New
#11
nope
It may have nothing to do with the images themselves. From your description so far it sounds more Windows related. When trying out the built in burn option just now without a blank in one drive it sprung the tray open on the second optical drive due to haivng a used disk in it.
HMM......are there any tools to fix the isos if it is them that are bad, and if it is windows do you know what i can do about it?
If you find any iso images you made yourself are somehow glitched you simply start over by creating a new one out of the original files unless one or more of those is...? For images downloaded like the RCs, Linux distros, etc. you are usually better off redownloading them over to insure integrity.
At times depending on what it is you could try extracting everything into a folder to create a new one from them. But you can easily run into the same problems with any impartial or corrupted data. In simple terms you go around in circles with anything downloaded if found incomplete or foobar for some reason since you only have the files that came in the image to work with!
If you downloaded something from a torrent site the simple advice would be to dump it for being a problem from the start. One of those images you posted showed an XP Pro cd image download? I wouldn't even waste the time since 7 now offers the XP mode using the XP Pro base for compatibility when you need to run older programs that simply won't go on or run on 7.
If you can get the data extracted from the iso, you can just double click the setup in the folder it comes out in and it will install that way, but if your having this much trouble, I would just redownload to be comfortable if it were me.
Is you external Drive hooked up via USB or eSATA? And have you tried removing the drive from it's enclosure and mounting it as a fixed disk in your computer?
I know it's a long shot, but maybe your external enclosure is beginning to act up, and is passing bad data across?
hmmm alrightie,
@night hawk
most of the files are game ISOs and a few are Linux/Windows, and i cant extract them and rebuild cause all programs pick them up as unreadable. i know the original file wasn't corupt cause they all did work like a month ago, and i really don't want to redownlaod as it would total over 100GB as most of my external ISO's.
@grouchpunk08
I would but i cant extract them.....
@Dzomlija
i might try that now.....
-Braydon
i had the same problem and now i am downloading the ISO files again
nothing can be done to the curropt iso
Have you tried running CHKDSK from an Administrator Command Prompt on the drive containing the ISOs:
- Click the Start Orb
- Type "CMD" (without quotes) in the search box
- In the search results, right-click on "CMD", the select "Run as Administrator"
- In the command windows, type "CHKDSK E: /F /R /X" (without quotes) and press <ENTER> ("E:" is the letter of the drive in question, whatever that may be on your system)
Code:Checks a disk and displays a status report.
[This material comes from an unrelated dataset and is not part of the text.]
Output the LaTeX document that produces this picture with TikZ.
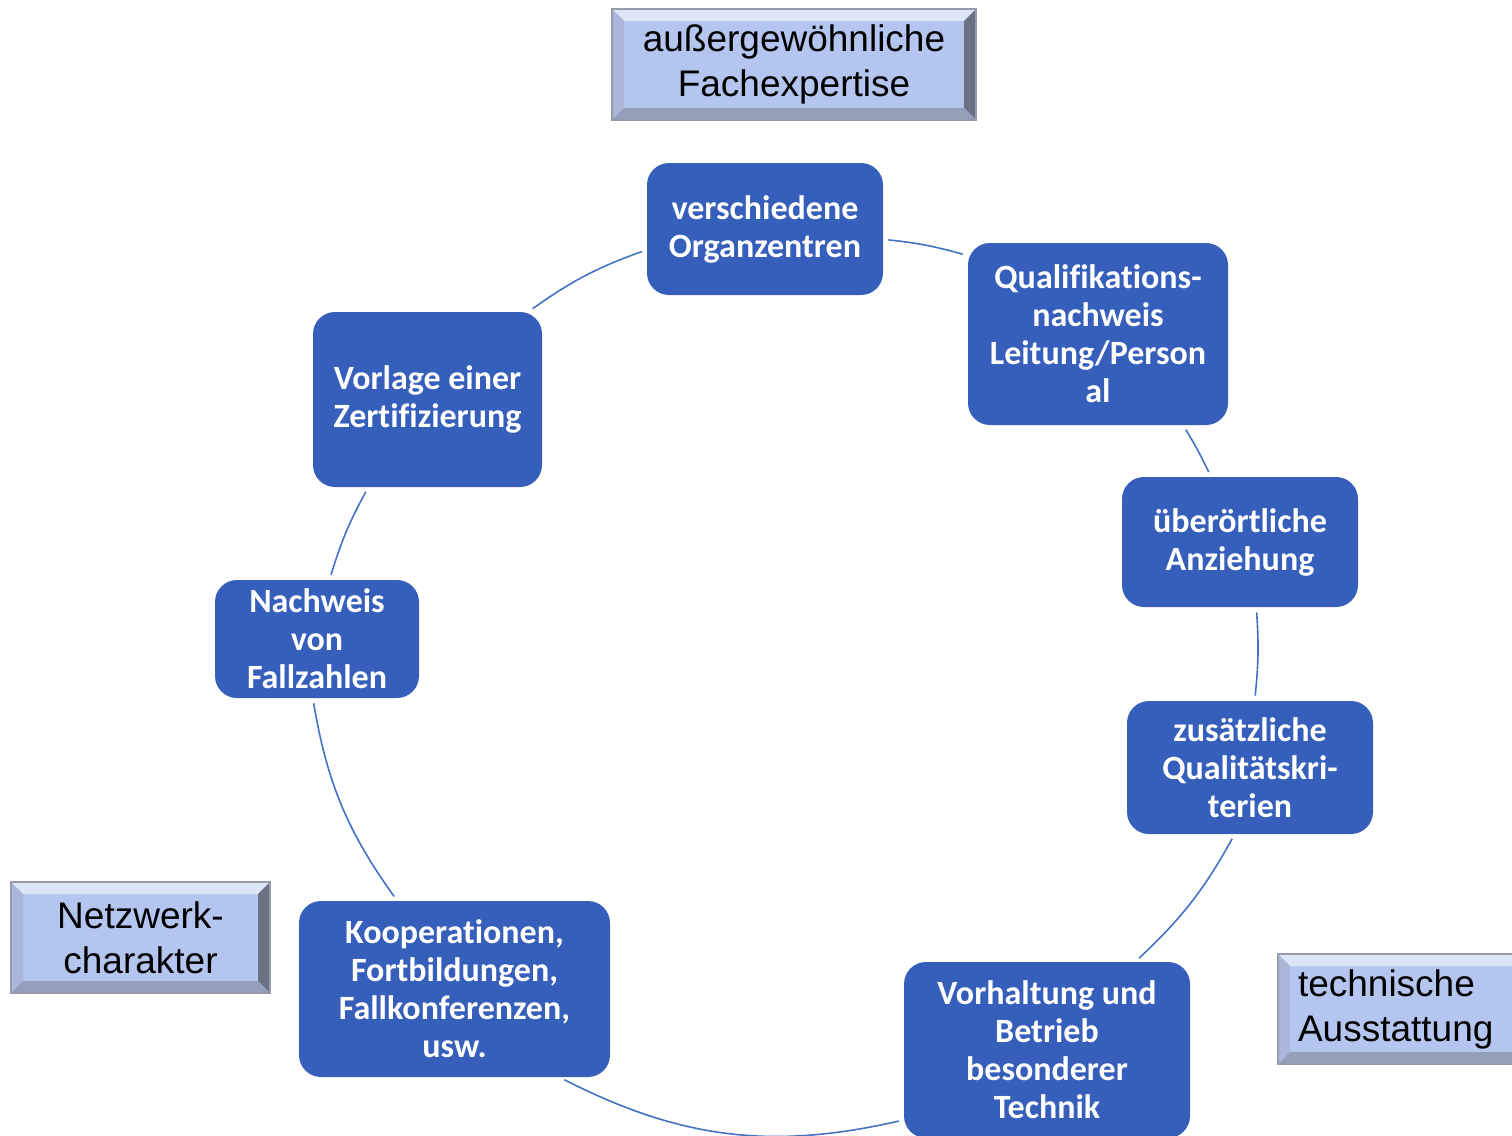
\documentclass[tikz,border=0pt]{standalone}
\usepackage{fontspec}
\setmainfont{Carlito}[Ligatures=CommonOff]
\newfontfamily\arialfont{Liberation Sans}
\definecolor{zentrumblau}{RGB}{54,95,187}
\definecolor{bogenblau}{RGB}{68,114,196}
\definecolor{fachfill}{RGB}{180,197,240}
\definecolor{fachrand}{RGB}{150,155,170}
\tikzset{
  zentrum/.style={fill=zentrumblau, rounded corners=11pt, text=white,
    font=\bfseries\fontsize{17}{19}\selectfont, align=center, inner sep=2pt},
  bogen/.style={draw=bogenblau, line width=0.8pt, shorten <=2.5pt, shorten >=2.5pt},
  fachbox/.style={fill=fachfill, draw=fachrand, line width=0.8pt,
    font=\arialfont\fontsize{18.5}{22.5}\selectfont, align=center, inner sep=0pt,
    path picture={
      \coordinate (nw) at (path picture bounding box.north west);
      \coordinate (ne) at (path picture bounding box.north east);
      \coordinate (sw) at (path picture bounding box.south west);
      \coordinate (se) at (path picture bounding box.south east);
      \fill[fachfill!45!white] (nw) -- (ne) -- ([shift={(-6pt,-6pt)}]ne) -- ([shift={(6pt,-6pt)}]nw) -- cycle;
      \fill[fachfill!80!gray] (nw) -- ([shift={(6pt,-6pt)}]nw) -- ([shift={(6pt,6pt)}]sw) -- (sw) -- cycle;
      \fill[fachfill!55!black!75!gray] (ne) -- ([shift={(-6pt,-6pt)}]ne) -- ([shift={(-6pt,6pt)}]se) -- (se) -- cycle;
      \fill[fachfill!70!gray!90!black] (sw) -- ([shift={(6pt,6pt)}]sw) -- ([shift={(-6pt,6pt)}]se) -- (se) -- cycle;
    }}
}
\begin{document}
\begin{tikzpicture}[x=0.5pt,y=-0.5pt]
\useasboundingbox (0,0) rectangle (1512,1136);
% Zyklus
\node[zentrum, minimum width=118pt, minimum height=66pt] (orgzentren) at (765,229) {verschiedene\\Organzentren};
\node[zentrum, minimum width=130pt, minimum height=91pt] (qualifikation) at (1098,334) {Qualifikations-\\nachweis\\Leitung/Person\\al};
\node[zentrum, minimum width=118pt, minimum height=65pt] (anziehung) at (1240,542) {überörtliche\\Anziehung};
\node[zentrum, minimum width=123pt, minimum height=66.5pt] (kriterien) at (1250,767.5) {zusätzliche\\Qualitätskri-\\terien};
\node[zentrum, minimum width=143pt, minimum height=88pt] (technik) at (1047,1050) {Vorhaltung und\\Betrieb\\besonderer\\Technik};
\node[zentrum, minimum width=155.5pt, minimum height=88pt] (kooperation) at (454.5,989) {Kooperationen,\\Fortbildungen,\\Fallkonferenzen,\\usw.};
\node[zentrum, minimum width=102pt, minimum height=59pt] (fallzahlen) at (317,639) {Nachweis\\von\\Fallzahlen};
\node[zentrum, minimum width=114.5pt, minimum height=87.5pt] (zertifizierung) at (427.5,399.5) {Vorlage einer\\Zertifizierung};
\draw[bogen] (orgzentren.-5) to[bend left=5] (qualifikation.149);
\draw[bogen] (qualifikation.-47) to[bend left=3] (anziehung.114);
\draw[bogen] (anziehung.-76) to[bend left=5] (kriterien.86);
\draw[bogen] (kriterien.-103) to[bend left=9] (technik.45);
\draw[bogen] (technik.206) to[bend left=20] (kooperation.-40);
\draw[bogen] (kooperation.123) to[bend left=13] (fallzahlen.-94);
\draw[bogen] (fallzahlen.78) to[bend left=6] (zertifizierung.-124);
\draw[bogen] (zertifizierung.41) to[bend left=8] (orgzentren.190);
% Merkmale
\node[fachbox, minimum width=182pt, minimum height=55.5pt] (fachexpertise) at (794,64.5) {außergewöhnliche\\Fachexpertise};
\node[fachbox, minimum width=129.5pt, minimum height=55.5pt] (netzwerk) at (140.5,937.5) {Netzwerk-\\charakter};
\node[fachbox, minimum height=55pt, text width=109.5pt, inner xsep=10pt, align=left] (ausstattung) at (1407.5,1009) {technische\\Ausstattung};
\end{tikzpicture}
\end{document}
CHKDSK [volume[[path]filename]]] [/F] [/V] [/R] [/X] [/I] [/C] [/L[:size]] [/B] volume Specifies the drive letter (followed by a colon), mount point, or volume name. filename FAT/FAT32 only: Specifies the files to check for fragmentation. /F Fixes errors on the disk. /V On FAT/FAT32: Displays the full path and name of every file on the disk. On NTFS: Displays cleanup messages if any. /R Locates bad sectors and recovers readable information (implies /F). /L:size NTFS only: Changes the log file size to the specified number of kilobytes. If size is not specified, displays current size. /X Forces the volume to dismount first if necessary. All opened handles to the volume would then be invalid (implies /F). /I NTFS only: Performs a less vigorous check of index entries. /C NTFS only: Skips checking of cycles within the folder structure. /B NTFS only: Re-evaluates bad clusters on the volume (implies /R) The /I or /C switch reduces the amount of time required to run Chkdsk by skipping certain checks of the volume.